Using Pearson correlation coefficient

In [11]:
stats.pearsonr(results, scores)

(0.3357354165588622, 5.39275709671148e-12)

Using Spearman correlation coefficient

In [12]:
stats.spearmanr(results, scores)

SpearmanrResult(correlation=0.29379062171006726, pvalue=2.0968429623116215e-09)

# 2. K-nearest words  
Given a word w, find k most-similar words of w using the function implemented in 1.

In [13]:
vocab = list(embeddings.keys())
vocab[:10]

['những',
 'tiết_lộ',
 'thú_vị',
 'về',
 'wallpaper',
 'mặc_định',
 'của',
 'windows',
 'xp',
 'chắc_hẳn']

In [14]:
X = list(embeddings.values())

In [15]:
from sklearn.cluster import KMeans
kmeans = KMeans(
    n_clusters=20,
    n_init=10, max_iter=100,
    tol=1e-04, random_state=0
)
clustering = kmeans.fit(X)

In [16]:
labels = clustering.labels_

In [17]:
def knearest_words(k, w):
    rs = []
    label = clustering.predict(embeddings[w].reshape((1,150)))
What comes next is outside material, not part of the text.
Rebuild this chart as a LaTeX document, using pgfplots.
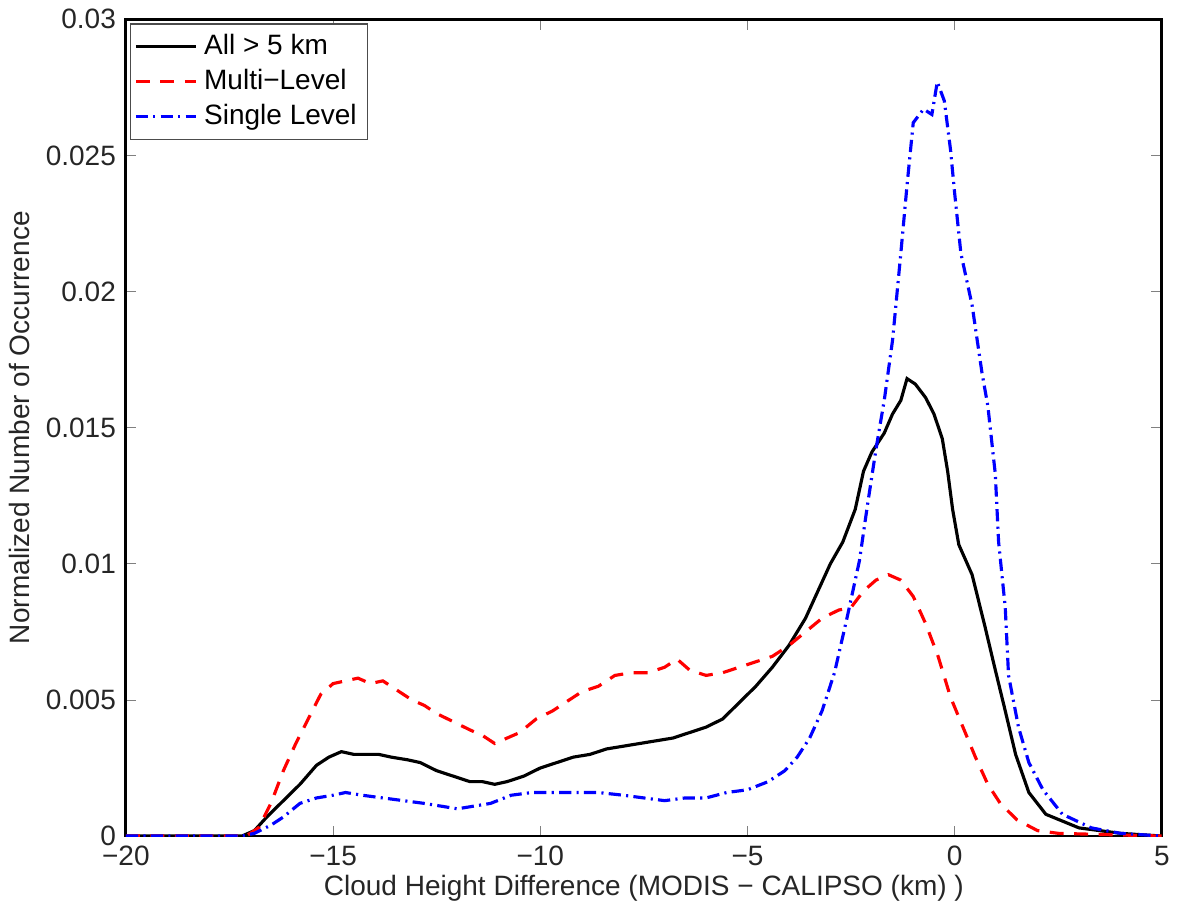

    for i in range(num_of_words):
        if labels[i] == label.item():
            sim = cosine_similarity(embeddings[vocab[i]], embeddings[w])
            rs.append(sim)
        else:
            rs.append(-1)
            
    rs = np.argsort(np.array(rs)) #trả các idx theo 1 thứ tự mà mảng sẽ được sx nếu duyệt theo thứ tự đó
    return rs[-2:-k-2:-1]

In [18]:
kq = [vocab[i] for i in knearest_words(10, 'xinh')]
kq

['đẹp',
 'dễ_thương',
 'đáng_yêu',
 'kute',
 'tôn_dáng',
 'đỏm_dáng',
 'nuột',
 'oách',
 'manly',
 'dừ']